The Hatred of Poetry by Ben Lerner ’01, ’03 MFA (Farrar, Straus and Giroux)
Poet Ben Lerner hates poetry, he says early in The Hatred of Poetry, yet he’s largely organized his life around it. That Lerner ’01, ’03 MFA sees this not as a contradiction but as an unavoidable element of the nature of poetry is key to his understanding of the genre and what it can and cannot do.
Poetry would be a fine concept, he argues, if it weren’t for the poems. “Poetry,” he writes, “arises from the desire to get beyond the finite and the historical—the human world of violence and difference—and to reach the transcendent or divine.… But, as soon as you move that impulse to the actual poem, the song of the infinite is compromised by the finitude of its terms.” Or, to put it more succinctly, “The poem is always a record of failure.”
The Hatred of Poetry approaches the form from an unusual—and ultimately liberating—perspective, which should come as no surprise to readers of Lerner’s earlier work. He’s best known for his highly praised and singular novels Leaving the Atocha Station and 10:04, but his intellectual curiosity moves easily among genres. In addition to writing three well-received books of poems, he is a MacArthur Fellow as well as a Distinguished Professor of English at Brooklyn College, and this year he became the poetry editor at Harper’s.
In this slim book, Lerner ranges widely, from Caedmon, the first known poet in English, through Plato, Keats, Dickinson, Whitman, and Claudia Rankine, among others, to assess how each has helped shape our expectations of poetry and how those expectations, along with the wider culture, have in turn shaped the work of poets. (He is not afraid to look at terrible poets as well, including the nineteenth-century Scottish poet William Topaz McGonagall, who was first introduced to Lerner at Brown by literary arts professors Keith and Rosmarie Waldrop.)
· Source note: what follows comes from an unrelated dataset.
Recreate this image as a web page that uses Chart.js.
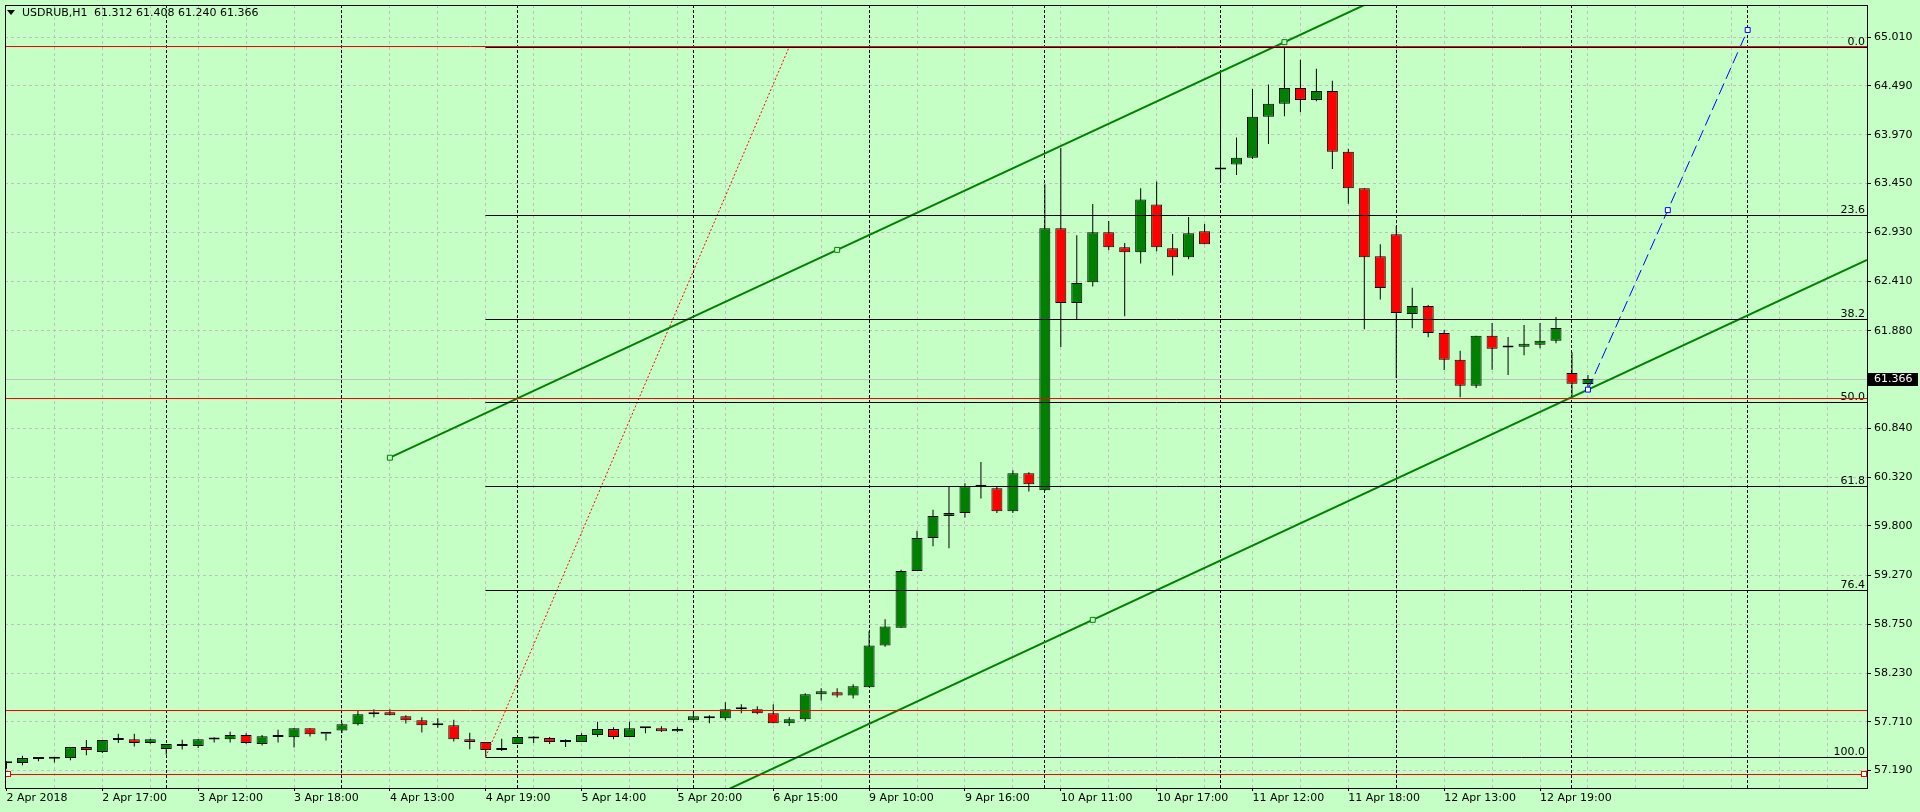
<!DOCTYPE html>
<html>
<head>
<meta charset="utf-8">
<title>USDRUB,H1</title>
<script src="https://cdn.jsdelivr.net/npm/chart.js@4.4.1/dist/chart.umd.min.js"></script>
<style>
  html, body { margin: 0; padding: 0; background: #c6ffc6; }
  canvas { display: block; }
</style>
</head>
<body>
<canvas id="chart" width="1920" height="812"></canvas>
<script>
// USDRUB H1 bars, index 0 = 2 Apr 2018 11:00, last = 13 Apr 11:00
const opens = [
  57.268, 57.270, 57.314, 57.315, 57.323, 57.440, 57.387, 57.515, 57.525, 57.483,
  57.419, 57.472, 57.451, 57.522, 57.525, 57.568, 57.472, 57.549, 57.546, 57.642,
  57.582, 57.617, 57.684, 57.791, 57.812, 57.770, 57.727, 57.674, 57.674, 57.525,
  57.494, 57.409, 57.472, 57.533, 57.536, 57.494, 57.494, 57.568, 57.632, 57.547,
  57.642, 57.642, 57.610, 57.727, 57.770, 57.748, 57.844, 57.844, 57.802, 57.695,
  57.738, 58.003, 58.024, 57.989, 58.077, 58.523, 58.714, 59.319, 59.670, 59.903,
  59.935, 60.215, 60.200, 59.956, 60.360, 60.180, 62.972, 62.175, 62.398, 62.929,
  62.770, 62.717, 63.226, 62.759, 62.664, 62.940, 63.600, 63.651, 63.725, 64.161,
  64.299, 64.469, 64.341, 64.437, 63.789, 63.400, 62.675, 62.908, 62.058, 62.143,
  61.856, 61.570, 61.294, 61.825, 61.705, 61.708, 61.729, 61.772, 61.428, 61.312
];
const highs = [
  57.290, 57.348, 57.334, 57.334, 57.440, 57.515, 57.515, 57.582, 57.582, 57.529,
  57.472, 57.518, 57.525, 57.546, 57.603, 57.589, 57.568, 57.624, 57.642, 57.642,
  57.586, 57.700, 57.833, 57.844, 57.844, 57.780, 57.759, 57.748, 57.731, 57.593,
  57.494, 57.529, 57.547, 57.557, 57.547, 57.525, 57.589, 57.710, 57.653, 57.710,
  57.653, 57.663, 57.653, 57.823, 57.780, 57.918, 57.897, 57.876, 57.897, 57.759,
  58.014, 58.067, 58.067, 58.109, 58.675, 58.803, 59.330, 59.747, 59.970, 60.222,
  60.253, 60.480, 60.215, 60.391, 60.370, 63.442, 63.827, 62.897, 63.230, 63.050,
  62.816, 63.400, 63.471, 62.911, 63.092, 63.018, 64.631, 63.941, 64.461, 64.504,
  64.915, 64.769, 64.673, 64.546, 63.820, 63.400, 62.802, 62.993, 62.338, 62.154,
  61.888, 61.665, 61.825, 61.963, 61.814, 61.941, 61.963, 62.026, 61.651, 61.408
];
const lows = [
  57.210, 57.246, 57.288, 57.277, 57.299, 57.352, 57.377, 57.483, 57.447, 57.476,
  57.359, 57.415, 57.430, 57.490, 57.490, 57.476, 57.458, 57.490, 57.437, 57.553,
  57.511, 57.590, 57.670, 57.759, 57.780, 57.692, 57.596, 57.646, 57.501, 57.416,
  57.337, 57.398, 57.472, 57.483, 57.472, 57.441, 57.494, 57.547, 57.525, 57.547,
  57.589, 57.600, 57.600, 57.727, 57.695, 57.727, 57.802, 57.791, 57.695, 57.664,
  57.717, 57.936, 57.968, 57.957, 58.077, 58.509, 58.714, 59.319, 59.581, 59.560,
  59.889, 60.091, 59.935, 59.935, 60.165, 60.170, 61.705, 62.006, 62.352, 62.738,
  62.034, 62.597, 62.727, 62.469, 62.643, 62.802, 63.460, 63.541, 63.711, 63.870,
  64.167, 64.210, 64.326, 63.605, 63.233, 61.896, 62.214, 61.375, 61.906, 61.810,
  61.460, 61.170, 61.269, 61.464, 61.407, 61.619, 61.694, 61.747, 61.181, 61.240
];
const closes = [
  57.272, 57.323, 57.318, 57.318, 57.440, 57.408, 57.515, 57.536, 57.483, 57.525,
  57.472, 57.451, 57.525, 57.526, 57.568, 57.483, 57.557, 57.553, 57.642, 57.578,
  57.585, 57.684, 57.791, 57.812, 57.780, 57.727, 57.674, 57.695, 57.525, 57.494,
  57.409, 57.430, 57.547, 57.547, 57.494, 57.497, 57.568, 57.632, 57.547, 57.642,
  57.645, 57.610, 57.632, 57.770, 57.748, 57.844, 57.847, 57.802, 57.695, 57.738,
  58.003, 58.035, 57.989, 58.088, 58.523, 58.725, 59.319, 59.670, 59.903, 59.935,
  60.222, 60.219, 59.956, 60.360, 60.243, 62.972, 62.175, 62.388, 62.929, 62.770,
  62.717, 63.280, 62.770, 62.664, 62.919, 62.802, 63.610, 63.725, 64.161, 64.299,
  64.469, 64.341, 64.437, 63.789, 63.400, 62.664, 62.335, 62.069, 62.143, 61.856,
  61.570, 61.294, 61.825, 61.687, 61.701, 61.740, 61.772, 61.910, 61.315, 61.366
];

// time labels, one every 6 bars from bar 0
const timeLabels = [
  '2 Apr 2018', '2 Apr 17:00', '3 Apr 12:00', '3 Apr 18:00', '4 Apr 13:00', '4 Apr 19:00',
  '5 Apr 14:00', '5 Apr 20:00', '6 Apr 15:00', '9 Apr 10:00', '9 Apr 16:00', '10 Apr 11:00',
  '10 Apr 17:00', '11 Apr 12:00', '11 Apr 18:00', '12 Apr 13:00', '12 Apr 19:00'
];
const dayStarts = [10, 21, 32, 43, 54, 65, 76, 87, 98, 109];
const priceTicks = [65.010, 64.490, 63.970, 63.450, 62.930, 62.410, 61.880,
                    60.840, 60.320, 59.800, 59.270, 58.750, 58.230, 57.710, 57.190];

// objects on the chart
const symbolText = 'USDRUB,H1';
const ohlcText = '61.312 61.408 61.240 61.366';
const bidPrice = 61.366;
const fibLevels = ['0.0', '23.6', '38.2', '50.0', '61.8', '76.4', '100.0'];
const fibPrices = [64.907, 63.115, 62.010, 61.120, 60.225, 59.120, 57.337];
const fibStartBar = 30;
const fibDiagonal = [[30, 57.337], [49, 64.907]];
const redLevels = [64.917, 61.167, 57.834, 57.154];
const redMarkerBars = [0.1, 116.25];
const channelTop = [[24, 60.526], [52, 62.742], [80, 64.957]];
const channelBottom = [[68, 58.797], [99, 61.252]];
const projection = [[99, 61.252], [104, 63.166], [109, 65.087]];

const X_MIN = -0.09375, X_MAX = 116.46875;
const Y_MIN = 57.004, Y_MAX = 65.353;
const BG = '#c6ffc6';
const FONT = '11px "DejaVu Sans"';

const gridBars = [];
for (let b = 0; b <= 114; b += 3) gridBars.push(b);

// line through two anchors, stretched to x0..x1
function ray(p, q, x0, x1) {
  const k = (q[1] - p[1]) / (q[0] - p[0]);
  return [{x: x0, y: p[1] + (x0 - p[0]) * k}, {x: x1, y: p[1] + (x1 - p[0]) * k}];
}

function lineSet(points, color, width, dash, order) {
  return {
    type: 'line', data: points, borderColor: color, borderWidth: width,
    borderDash: dash, pointRadius: 0, tension: 0, order: order
  };
}

function markerSet(points, color, fill) {
  return {
    type: 'line', showLine: false, order: 0,
    data: points.map(p => ({x: p[0], y: p[1]})),
    pointStyle: 'rect', pointRadius: 3.5, pointBorderWidth: 1,
    pointBorderColor: color, pointBackgroundColor: fill
  };
}

const overlay = {
  id: 'overlay',
  beforeDatasetsDraw(chart) {
    const {ctx, chartArea: a, scales: {x, y}} = chart;
    ctx.save();
    ctx.lineWidth = 1;
    // period separators
    ctx.strokeStyle = '#000';
    ctx.setLineDash([3, 2]);
    dayStarts.forEach(b => {
      const px = Math.floor(x.getPixelForValue(b)) + 0.5;
      if (px > a.right) return;
      ctx.beginPath(); ctx.moveTo(px, a.top); ctx.lineTo(px, a.bottom); ctx.stroke();
    });
    // bid line
    ctx.setLineDash([]);
    ctx.strokeStyle = '#c0c0c0';
    const by = Math.round(y.getPixelForValue(bidPrice)) + 0.5;
    ctx.beginPath(); ctx.moveTo(a.left, by); ctx.lineTo(a.right, by); ctx.stroke();
    ctx.restore();
  },
  afterDatasetsDraw(chart) {
    const {ctx, chartArea: a, scales: {x, y}} = chart;
    ctx.save();
    ctx.lineWidth = 1;
    ctx.setLineDash([]);
    // fibo levels
    const fx = Math.floor(x.getPixelForValue(fibStartBar)) + 0.5;
    ctx.font = FONT;
    ctx.textAlign = 'right';
    ctx.textBaseline = 'alphabetic';
    fibPrices.forEach((v, i) => {
      const py = Math.round(y.getPixelForValue(v)) + 0.5;
      ctx.strokeStyle = '#000';
      ctx.beginPath(); ctx.moveTo(fx, py); ctx.lineTo(a.right, py); ctx.stroke();
      ctx.fillStyle = '#000';
      ctx.fillText(fibLevels[i], a.right - 2, py - 2.5);
    });
    // horizontal red lines
    ctx.strokeStyle = '#ff0000';
    redLevels.forEach(v => {
      const py = Math.round(y.getPixelForValue(v)) + 0.5;
      ctx.beginPath(); ctx.moveTo(a.left, py); ctx.lineTo(a.right, py); ctx.stroke();
    });
    const last = redLevels[redLevels.length - 1];
    const ly = Math.round(y.getPixelForValue(last));
    redMarkerBars.forEach(b => {
      const px = Math.round(x.getPixelForValue(b));
      ctx.fillStyle = '#fff';
      ctx.fillRect(px - 2, ly - 2, 5, 5);
      ctx.strokeRect(px - 2.5, ly - 2.5, 5, 5);
    });
    // frame
    ctx.strokeStyle = '#000';
    ctx.strokeRect(a.left + 0.5, a.top + 0.5, a.right - a.left, a.bottom - a.top);
    // current price box
    ctx.fillStyle = '#000';
    const yb = Math.round(y.getPixelForValue(bidPrice));
    ctx.fillRect(a.right + 1, yb - 6, 50, 13);
    ctx.fillStyle = '#fff';
    ctx.textAlign = 'left';
    ctx.textBaseline = 'middle';
    ctx.fillText(bidPrice.toFixed(3), a.right + 7, yb + 0.5);
    // title
    ctx.fillStyle = '#000';
    ctx.beginPath();
    ctx.moveTo(7, 10); ctx.lineTo(15, 10); ctx.lineTo(11, 15); ctx.closePath(); ctx.fill();
    ctx.fillText(symbolText, 22, 13);
    ctx.fillText(ohlcText, 94, 13);
    ctx.restore();
  }
};

const wickData = lows.map((l, i) => ({x: i, y: [l, highs[i]]}));
const bodyData = opens.map((o, i) => ({x: i, y: [Math.min(o, closes[i]), Math.max(o, closes[i])]}));
const bodyColors = opens.map((o, i) => closes[i] >= o ? '#008000' : '#ff0000');

new Chart(document.getElementById('chart'), {
  type: 'bar',
  data: {
    datasets: [
      {
        data: wickData, backgroundColor: '#000', borderWidth: 0,
        grouped: false, barThickness: 1, maxBarThickness: 1, barPercentage: 1,
        inflateAmount: 0, order: 6
      },
      {
        data: bodyData, backgroundColor: bodyColors, borderColor: '#000', borderWidth: 1,
        borderSkipped: false, grouped: false, barThickness: 11, maxBarThickness: 11,
        barPercentage: 1, inflateAmount: 0, minBarLength: 2, order: 5
      },
      lineSet(ray(channelTop[0], channelTop[2], channelTop[0][0], X_MAX), '#008000', 2, [], 2),
      lineSet(ray(channelBottom[0], channelBottom[1], 40, X_MAX), '#008000', 2, [], 2),
      lineSet(fibDiagonal.map(p => ({x: p[0], y: p[1]})), '#ff0000', 1, [2, 2], 2),
      lineSet(projection.map(p => ({x: p[0], y: p[1]})), '#0000ff', 1, [12, 5], 1),
      markerSet(channelTop.concat([channelBottom[0]]), '#008000', BG),
      markerSet(projection, '#0000ff', '#ffffff')
    ]
  },
  options: {
    responsive: false,
    animation: false,
    devicePixelRatio: 1,
    events: [],
    layout: { padding: { left: 2, top: 2, right: 0, bottom: 0 } },
    plugins: { legend: { display: false }, tooltip: { enabled: false } },
    scales: {
      x: {
        type: 'linear', min: X_MIN, max: X_MAX, offset: false,
        afterBuildTicks: s => { s.ticks = gridBars.map(v => ({value: v})); },
        afterFit: s => { s.height = 24; s.paddingLeft = 0; s.paddingRight = 0; },
        ticks: {
          autoSkip: false, maxRotation: 0, minRotation: 0, align: 'start',
          padding: 1, color: '#000', font: { family: 'DejaVu Sans', size: 11 },
          callback: v => (v % 6 === 0 && v / 6 < timeLabels.length) ? timeLabels[v / 6] : ''
        },
        grid: {
          offset: false, tickLength: 3,
          color: c => (c.tick && c.tick.value === 0) ? 'rgba(0,0,0,0)' : '#c0c0c0',
          tickColor: c => (c.tick && c.tick.value % 6 === 0 && c.tick.value / 6 < timeLabels.length) ? '#000' : 'rgba(0,0,0,0)'
        },
        border: { display: false, dash: [3, 3] }
      },
      y: {
        type: 'linear', position: 'right', min: Y_MIN, max: Y_MAX, beginAtZero: false,
        afterBuildTicks: s => { s.ticks = priceTicks.map(v => ({value: v})); },
        afterFit: s => { s.width = 53; s.paddingTop = 0; s.paddingBottom = 0; },
        ticks: {
          padding: 3, color: '#000', font: { family: 'DejaVu Sans', size: 11 },
          callback: v => v.toFixed(3)
        },
        grid: { color: '#c0c0c0', tickLength: 4, tickColor: '#000' },
        border: { display: false, dash: [3, 3] }
      }
    }
  },
  plugins: [overlay]
});
</script>
</body>
</html>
Lerner takes on the complaint of contemporary critics that poems have become so inward-looking that the universalizing magic of Poetry—with that idealized upper-case P— has been lost in a dim haze of narcissism. Why not produce poems like Whitman’s, for example, who is easily simplified into the poet of the great bear hug, pulling in all of America.
The truth is, Lerner argues, that whatever universality poetry has expressed in the past is the universality of the white male. “The haters,” he writes, “should stop pretending any poem ever successfully spoke for everyone.” This is not to imply that the great poems of the past can be read, appreciated, and loved only by white males. But some of the most interesting—and, yes, outward-looking—poems written today are by such poets as Claudia Rankine, who challenges the traditions of the form in order to use her own experiences as a black woman to reveal larger political and racial truths.
The key to approaching poetry as a reader, Lerner believes, is to meet it with the kind of openness he felt as a child inside a dark movie theater waiting for the images to light the room from the screen. As a poet, Lerner writes, “I live in the space between what I am moved to do and what I can do.”